We'll Make Our Own Luck, You Dumb Swede!

horace-engdahl-headshot.jpg(What, none of you have ever seen Summer Rental?)

Until yesterday, most Americans had never heard of Horace Engdahl, the permanent secretary of the Nobel Prize-distributing Swedish Academy; it's not as if the literary historian and critic has ever had a book published here. Maybe that's why he told the Associated Press that America's authors probably won't need to worry about booking flights to Stockholm any time soon: "The U.S. is too isolated, too insular," Engdahl said. "They don't translate enough and don't really participate in the big dialogue of literature. That ignorance is restraining."

We're not entirely sure how Engdahl makes the leap from American publishers not cranking out more world literature in translation to American novelists not being as good as their European counterparts, but then Engdahl's grasp on reality seems a bit shaky in other ways. Like when he explains what a literary paradise Europe is because "it is only here where you can be left alone and write, without being beaten to death." Try telling that to the family of Dutch filmmaker Theo van Gogh, who was shot by a religious fanatic who then proceeded to nearly cut the head off his corpse, all because he didn't like van Gogh's film about violence against women in Islamic societies. (Well, okay, technically van Gogh wasn't a writer, and he wasn't beaten to death. But still.)

The AP gets New Yorker editor David Remnick and National Book Foundation president Harold Augenbraum to stand up for American letters, and we could all think of an author or two worthy of consideration, but, really, apart from the $1.3 million, does it really matter what the Swedish Academy thinks?
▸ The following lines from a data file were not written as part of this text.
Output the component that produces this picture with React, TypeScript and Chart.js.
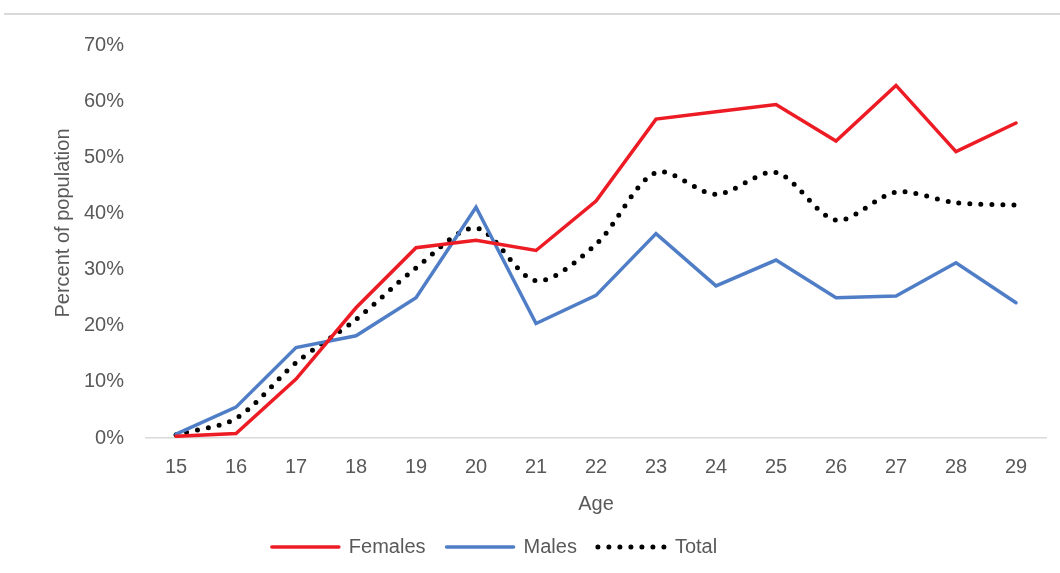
import React, { useEffect, useRef } from "react";
import { Chart, registerables } from "chart.js";

Chart.register(...registerables);

const ages = ["15", "16", "17", "18", "19", "20", "21", "22", "23", "24", "25", "26", "27", "28", "29"];
const females = [0.3, 0.8, 10.5, 23.2, 33.9, 35.2, 33.4, 42.2, 56.8, 58.1, 59.4, 52.9, 62.8, 51.0, 56.1];
const males = [0.7, 5.5, 16.1, 18.2, 25.0, 41.1, 20.4, 25.4, 36.4, 27.1, 31.7, 25.0, 25.3, 31.2, 24.1];
const total = [0.6, 3.5, 13.4, 21.1, 30.3, 37.4, 28.0, 34.5, 47.3, 43.4, 47.3, 38.8, 43.8, 41.9, 41.5];
const yTitle = "Percent of population";
const xTitle = "Age";

const FONT = "'Liberation Sans', Arial, sans-serif";
const GRAY = "#595959";

const topRule = {
  id: "topRule",
  beforeDraw(chart: any) {
    const ctx = chart.ctx;
    ctx.save();
    ctx.strokeStyle = "#d9d9d9";
    ctx.lineWidth = 2;
    ctx.beginPath();
    ctx.moveTo(4, 14);
    ctx.lineTo(chart.width, 14);
    ctx.stroke();
    ctx.restore();
  },
};

const yTitlePlugin = {
  id: "yTitlePlugin",
  afterDraw(chart: any) {
    const ctx = chart.ctx;
    ctx.save();
    ctx.translate(63, 223);
    ctx.rotate(-Math.PI / 2);
    ctx.fillStyle = GRAY;
    ctx.font = "20px " + FONT;
    ctx.textAlign = "center";
    ctx.textBaseline = "middle";
    ctx.fillText(yTitle, 0, 0);
    ctx.restore();
  },
};

const legendShift = {
  id: "legendShift",
  afterLayout(chart: any) {
    const l = chart.legend;
    if (l) {
      l.left -= 52;
      l.right -= 52;
    }
  },
};

export default function App() {
  const ref = useRef<HTMLCanvasElement>(null);
  useEffect(() => {
    if (!ref.current) return;
    const chart = new Chart(ref.current, {
      type: "line",
      data: {
        labels: ages,
        datasets: [
          {
            label: "Females",
            data: females,
            borderColor: "#ED1C24",
            backgroundColor: "#ED1C24",
            borderWidth: 3.5,
            pointRadius: 0,
            borderCapStyle: "round",
            tension: 0,
          },
          {
            label: "Males",
            data: males,
            borderColor: "#4F7EC6",
            backgroundColor: "#4F7EC6",
            borderWidth: 3.5,
            pointRadius: 0,
            borderCapStyle: "round",
            tension: 0,
          },
          {
            label: "Total",
            data: total,
            borderColor: "#000000",
            backgroundColor: "#000000",
            borderWidth: 5,
            borderDash: [0, 11],
            borderCapStyle: "round",
            pointRadius: 0,
            tension: 0.3,
          },
        ],
      },
      options: {
        responsive: false,
        animation: false,
        layout: { padding: { left: 47, right: 14, top: 45, bottom: 6 } },
        plugins: {
          tooltip: { enabled: false },
          legend: {
            position: "bottom",
            labels: {
              usePointStyle: true,
              pointStyle: "line",
              pointStyleWidth: 67,
              boxHeight: 20,
              padding: 21,
              color: GRAY,
              font: { family: FONT, size: 20 },
              generateLabels: (c: any) => {
                const items = (Chart.defaults.plugins.legend.labels as any).generateLabels(c);
                items.forEach((it: any, i: number) => {
                  const ds: any = c.data.datasets[i];
                  it.lineDash = ds.borderDash || [];
                  it.lineCap = ds.borderCapStyle;
                  it.lineWidth = ds.borderWidth;
                  it.strokeStyle = ds.borderColor;
                  it.pointStyle = "line";
                });
                return items;
              },
            },
          },
        },
        scales: {
          x: {
            offset: true,
            grid: { display: false, tickLength: 4 },
            border: { display: true, color: "#d9d9d9", width: 1.5 },
            ticks: { color: GRAY, font: { family: FONT, size: 20 }, padding: 13, maxRotation: 0 },
            title: {
              display: true,
              text: xTitle,
              color: GRAY,
              font: { family: FONT, size: 20 },
              padding: { top: 0, bottom: 0 },
            },
          },
          y: {
            min: 0,
            max: 70,
            grid: { display: false, tickLength: 13 },
            border: { display: false },
            ticks: {
              stepSize: 10,
              color: GRAY,
              font: { family: FONT, size: 20 },
              padding: 9,
              callback: (v: any) => v + "%",
            },
            title: {
              display: true,
              text: yTitle,
              color: "rgba(0,0,0,0)",
              font: { family: FONT, size: 20 },
              padding: { top: 4, bottom: 0 },
            },
          },
        },
      },
      plugins: [topRule, legendShift, yTitlePlugin],
    });
    return () => chart.destroy();
  }, []);
  return (
    <div style={{ position: "fixed", left: 0, top: 0, width: 1060, height: 573, background: "#fff" }}>
      <canvas ref={ref} width={1060} height={573} style={{ display: "block" }} />
    </div>
  );
}
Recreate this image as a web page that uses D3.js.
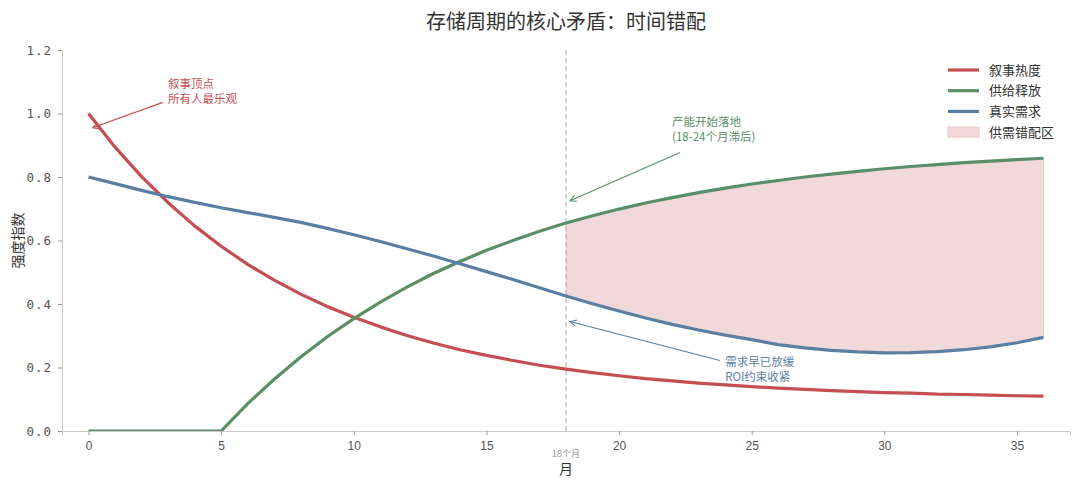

It seems, at first glance, that the only impact of the Nobel on American book publishing is a possible uptick for the non-American writers who win it; when you look at the Americans who've received the medal, from Sinclair Lewis in 1930 to Toni Morrison in 1993, our general impression is that they tended to already sell strongly by the time Sweden recognized their greatness. (There are possible exceptions, primarily foreign-born authors like Isaac Bashevis Singer and Joseph Brodsky. And we freely admit we're guesstimating here; any insights from people who've actually published Nobel laureates and can check the numbers would be most welcome.)